(TASK PROMPT) Everything from the first line of the data through the line with "(baseL) -- cycle;" is to be echoed exactly, minus the pictures.

________________________

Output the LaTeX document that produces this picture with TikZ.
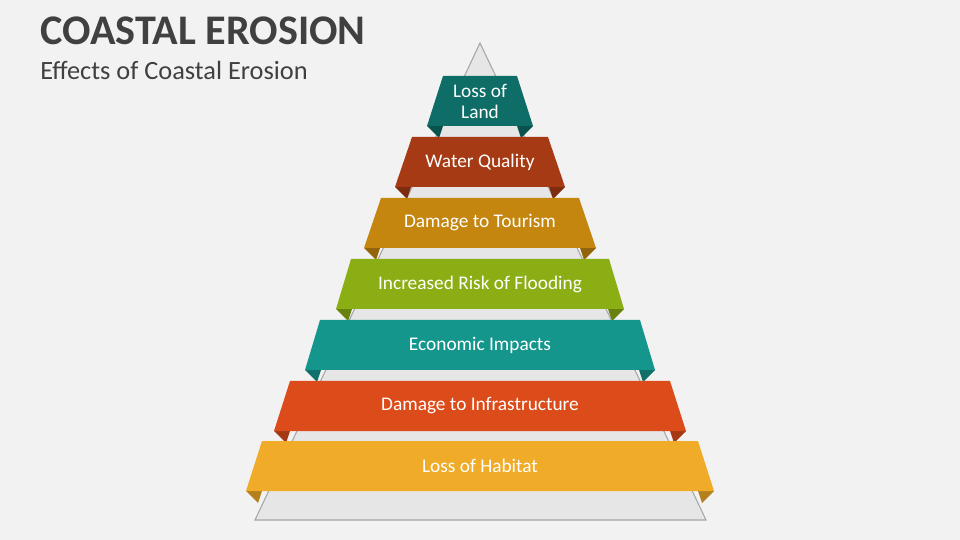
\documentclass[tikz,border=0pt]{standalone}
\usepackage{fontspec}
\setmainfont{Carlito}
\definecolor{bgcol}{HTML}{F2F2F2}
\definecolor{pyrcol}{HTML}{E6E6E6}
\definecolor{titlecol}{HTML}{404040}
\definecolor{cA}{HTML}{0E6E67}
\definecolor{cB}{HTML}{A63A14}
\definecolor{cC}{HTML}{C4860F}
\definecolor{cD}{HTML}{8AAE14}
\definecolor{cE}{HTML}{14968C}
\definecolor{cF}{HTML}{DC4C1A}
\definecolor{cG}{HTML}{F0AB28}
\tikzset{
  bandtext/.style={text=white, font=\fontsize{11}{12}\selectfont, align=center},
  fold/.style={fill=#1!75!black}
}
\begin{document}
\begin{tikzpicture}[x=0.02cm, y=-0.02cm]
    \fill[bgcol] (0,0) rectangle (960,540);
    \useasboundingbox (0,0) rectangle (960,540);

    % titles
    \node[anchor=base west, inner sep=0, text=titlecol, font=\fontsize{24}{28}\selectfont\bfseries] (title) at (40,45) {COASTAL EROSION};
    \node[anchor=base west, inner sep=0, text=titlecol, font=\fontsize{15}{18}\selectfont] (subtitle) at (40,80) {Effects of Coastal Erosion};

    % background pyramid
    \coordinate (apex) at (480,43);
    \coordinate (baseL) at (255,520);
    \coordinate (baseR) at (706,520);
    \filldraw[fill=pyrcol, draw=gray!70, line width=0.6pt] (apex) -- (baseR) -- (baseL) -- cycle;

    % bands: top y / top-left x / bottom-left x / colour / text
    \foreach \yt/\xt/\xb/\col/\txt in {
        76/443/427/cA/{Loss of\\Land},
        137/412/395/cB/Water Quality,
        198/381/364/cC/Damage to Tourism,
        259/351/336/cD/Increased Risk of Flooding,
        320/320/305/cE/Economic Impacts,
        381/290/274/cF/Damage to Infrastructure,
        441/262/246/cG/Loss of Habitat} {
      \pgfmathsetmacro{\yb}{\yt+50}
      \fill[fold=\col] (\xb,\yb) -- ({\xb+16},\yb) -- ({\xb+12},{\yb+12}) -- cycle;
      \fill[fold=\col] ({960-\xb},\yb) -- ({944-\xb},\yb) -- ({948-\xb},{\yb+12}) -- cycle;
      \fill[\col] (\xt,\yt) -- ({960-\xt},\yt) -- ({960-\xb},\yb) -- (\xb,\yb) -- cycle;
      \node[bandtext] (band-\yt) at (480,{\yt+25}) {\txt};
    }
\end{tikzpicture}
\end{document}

________________________

(SOLUTION FOR THIS PROBLEM)
Output the LaTeX document that produces this picture with TikZ.
\documentclass[tikz,border=0pt]{standalone}
\usepackage{fontspec}
\setmainfont{Carlito}
\definecolor{bgcol}{HTML}{F2F2F2}
\definecolor{pyrcol}{HTML}{E6E6E6}
\definecolor{titlecol}{HTML}{404040}
\definecolor{cA}{HTML}{0E6E67}
\definecolor{cB}{HTML}{A63A14}
\definecolor{cC}{HTML}{C4860F}
\definecolor{cD}{HTML}{8AAE14}
\definecolor{cE}{HTML}{14968C}
\definecolor{cF}{HTML}{DC4C1A}
\definecolor{cG}{HTML}{F0AB28}
\tikzset{
  bandtext/.style={text=white, font=\fontsize{11}{12}\selectfont, align=center},
  fold/.style={fill=#1!75!black}
}
\begin{document}
\begin{tikzpicture}[x=0.02cm, y=-0.02cm]
    \fill[bgcol] (0,0) rectangle (960,540);
    \useasboundingbox (0,0) rectangle (960,540);

    % titles
    \node[anchor=base west, inner sep=0, text=titlecol, font=\fontsize{24}{28}\selectfont\bfseries] (title) at (40,45) {COASTAL EROSION};
    \node[anchor=base west, inner sep=0, text=titlecol, font=\fontsize{15}{18}\selectfont] (subtitle) at (40,80) {Effects of Coastal Erosion};

    % background pyramid
    \coordinate (apex) at (480,43);
    \coordinate (baseL) at (255,520);
    \coordinate (baseR) at (706,520);
    \filldraw[fill=pyrcol, draw=gray!70, line width=0.6pt] (apex) -- (baseR) -- (baseL) -- cycle;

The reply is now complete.